Theory and belief don’t translate directly into practice, they’re not coincident, yet they don’t contradict one another.

Rob O. Font's picture

"I don’t think I’m fighting a ghost. "

Ghost no. Word shapes definitely exist, and almost any 9 year old can tell you that people read both.:)

enne_son's picture

[James Felici as quoted by Kevin] Our comprehension of the text we read is based largely on the tops of lowercase letters, the bottom halves consisting mostly of “legs and feet.

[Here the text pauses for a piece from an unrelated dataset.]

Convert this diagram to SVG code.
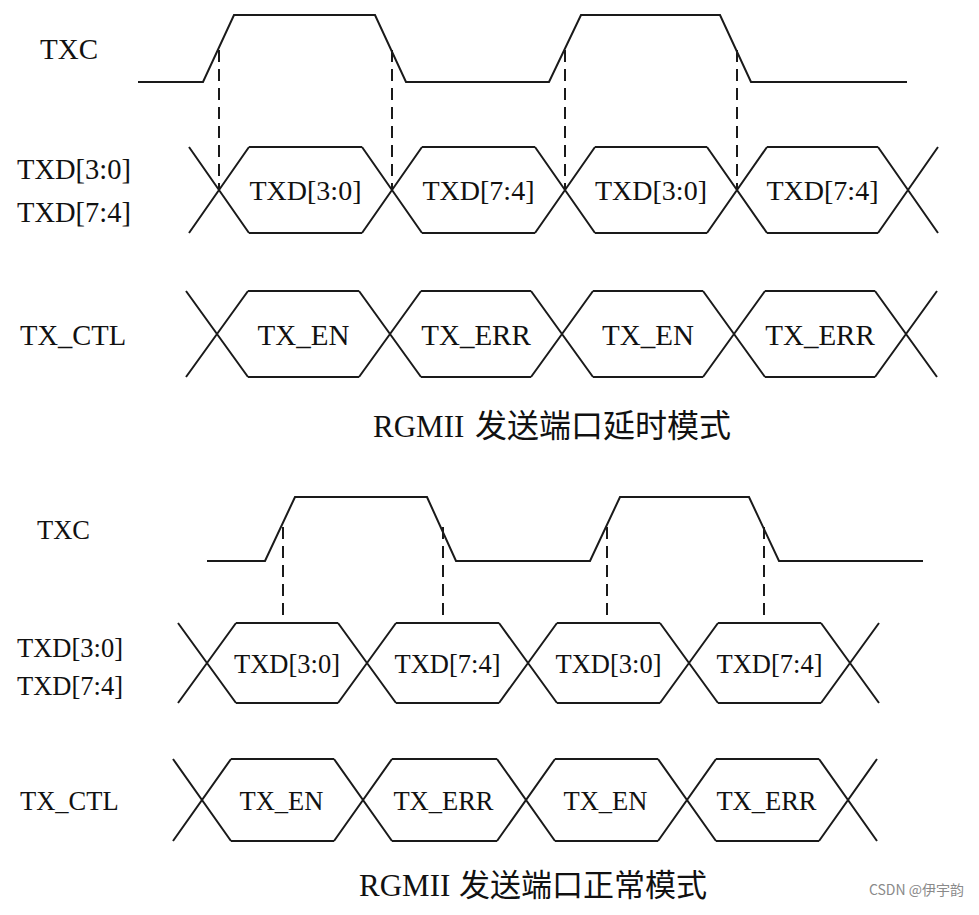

Consider this very recent paper:
Perea, M., Comesaña, M., & Soares, A.P. (in press).
“Does the advantage of the upper part of words occur at the lexical level?”
Memory and Cognition. DOI: 10.3758/s13421-012-0219-z
http://www.uv.es/~mperea/upper_delayed.pdf

And this “poster” presented at the Vision Sciences Society Annual Meeting 2012, 11 - 16 May 2012, 33.455:
“From letter features to syllables to words, without a letter stage”
Xavier Morin Duchesne, Daniel Fiset, Martin Arguin, Frederic Gosselin
http://f1000.com/posters/browse/summary/1090698
Daniel Fiset, Martin Arguin and Frederic Gosselin are the “bubbles” people.

Nick Shinn's picture

“Further research is necessary…”

And lots of new typefaces.

Rob O. Font's picture

But first I want to make a movie from here:

"Psychologists have operationalized ‘word-shape’ as...

to here:

"...spin-off values."

dezcom's picture

" Rolf Rehe in Typography: How to make it most legible (1974,..."

That used to be a commonly used text in design schools when it was first released. I put it on my students reading list back then, but. I always wondered why he chose that severely negatively tracked Helvetica on the cover? Even in those "close but not touching" days, that was really a bit much.